Clojure is the main language that we are using for interacting with the database. It is a functional language which, by design, works very well with Datomic. When possible we should be using Clojure to interact with the database, in order to keep consistency throughout the project. If necessary there is a REST interface which can be used to interact with the database directly.

ClojureScript

ClojureScript is a Clojure like language that compiles down to JavaScript. There are many very useful tools written in ClojureScript that are very useful, especially when used with datomic. Also when possible we should be moving towards ClojureScript throughout the project.

GitHub

As much as possible we should be using GitHub as our primary place for maintaining our code base.
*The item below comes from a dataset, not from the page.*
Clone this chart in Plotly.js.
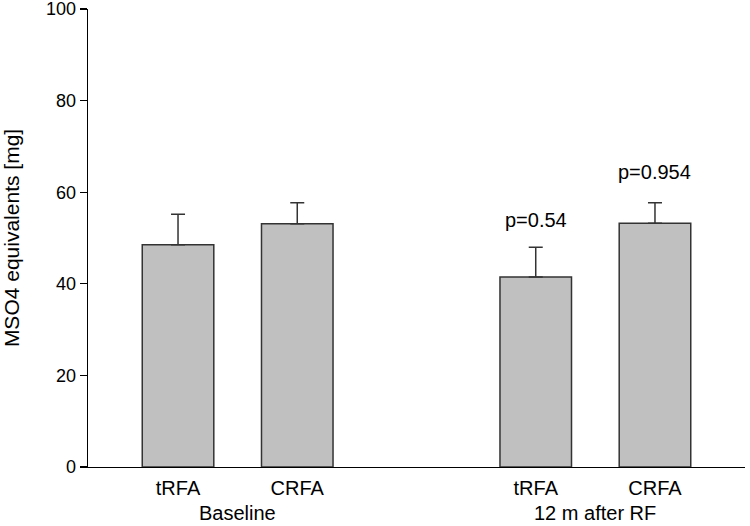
<!DOCTYPE html>
<html>
<head>
<meta charset="utf-8">
<script src="https://cdn.plot.ly/plotly-3.0.1.min.js"></script>
<style>html,body{margin:0;padding:0;background:#fff;}#chart{width:750px;height:526px;}</style>
</head>
<body>
<div id="chart"></div>
<script>
const positions = [1, 2, 4, 5];
const barLabels = ["tRFA", "CRFA", "tRFA", "CRFA"];
const groupLabels = ["Baseline", "12 m after RF"];
const groupCenters = [1.5, 4.5];
const means = [48.5, 53.1, 41.5, 53.2];
const upperErr = [55.2, 57.7, 48.0, 57.7];
const pLabels = ["", "", "p=0.54", "p=0.954"];
const pY = [0, 0, 54.0, 64.5];
const yTicks = [0, 20, 40, 60, 80, 100];

const font = "Liberation Sans, Arial, sans-serif";
const errPlus = means.map((m, i) => upperErr[i] - m);

const trace = {
  type: "bar",
  x: positions,
  y: means,
  width: 0.6,
  marker: { color: "#c0c0c0", line: { color: "#333333", width: 1.5 } },
  error_y: { type: "data", symmetric: false, array: errPlus, arrayminus: means.map(() => 0),
             color: "#333333", thickness: 1.5, width: 7 },
  hoverinfo: "none"
};

const annotations = [];
groupLabels.forEach((g, i) => {
  annotations.push({ x: groupCenters[i], y: 0, xref: "x", yref: "paper", yanchor: "top",
    yshift: -33, text: g, showarrow: false, font: { family: font, size: 20, color: "#000" } });
});
pLabels.forEach((p, i) => {
  if (p) annotations.push({ x: positions[i], y: pY[i], xref: "x", yref: "y", text: p,
    showarrow: false, font: { family: font, size: 20, color: "#000" } });
});

const layout = {
  width: 750, height: 526,
  margin: { l: 88, r: 5, t: 9, b: 59 },
  paper_bgcolor: "#fff", plot_bgcolor: "#fff",
  showlegend: false,
  xaxis: { range: [0.245, 5.755], tickvals: positions, ticktext: barLabels,
           showline: true, linecolor: "#000", linewidth: 1.3, ticks: "", showgrid: false, zeroline: false,
           ticklabelstandoff: 3,
           tickfont: { family: font, size: 20, color: "#000" } },
  yaxis: { range: [0, 100], tickvals: yTicks, ticktext: yTicks.map(String), showline: true, linecolor: "#000",
           linewidth: 1.3, ticks: "outside", ticklen: 7, tickwidth: 1.3, tickcolor: "#000",
           showgrid: false, zeroline: false, ticklabeloverflow: "allow",
           tickfont: { family: font, size: 18, color: "#000" },
           title: { text: "MSO4 equivalents [mg]", font: { family: font, size: 21, color: "#000" }, standoff: 28 } },
  annotations: annotations
};

Plotly.newPlot("chart", [trace], layout, { displayModeBar: false, staticPlot: true });
</script>
</body>
</html>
This will make the project open to those outside of the project and also provides tools such as repository specific wiki's and issue trackers, that we should be using as much as possible.

WormCloud specific Repositories

ace-to-datomic

This repository contains code for converting AceDB Dumps to Datomic logs / databases.

datomic-to-catalyst

This repository is where the APIs from Datomic for catalyst will be created. These API's provide page level information in JSON format for the WormBase website.

CalTech-Curation

This repository will contain a version of CalTech's curation tools that runs off of Datomic. The first iteration will be very similar to the current Perl CGI scripts being used in production by their curators.

Hinxton-Curation

This tool has already been started and is written in ClojureScript. The intent is that this tool will be very similar to the tools they already use in production but will use the Datomic database instead of AceDB.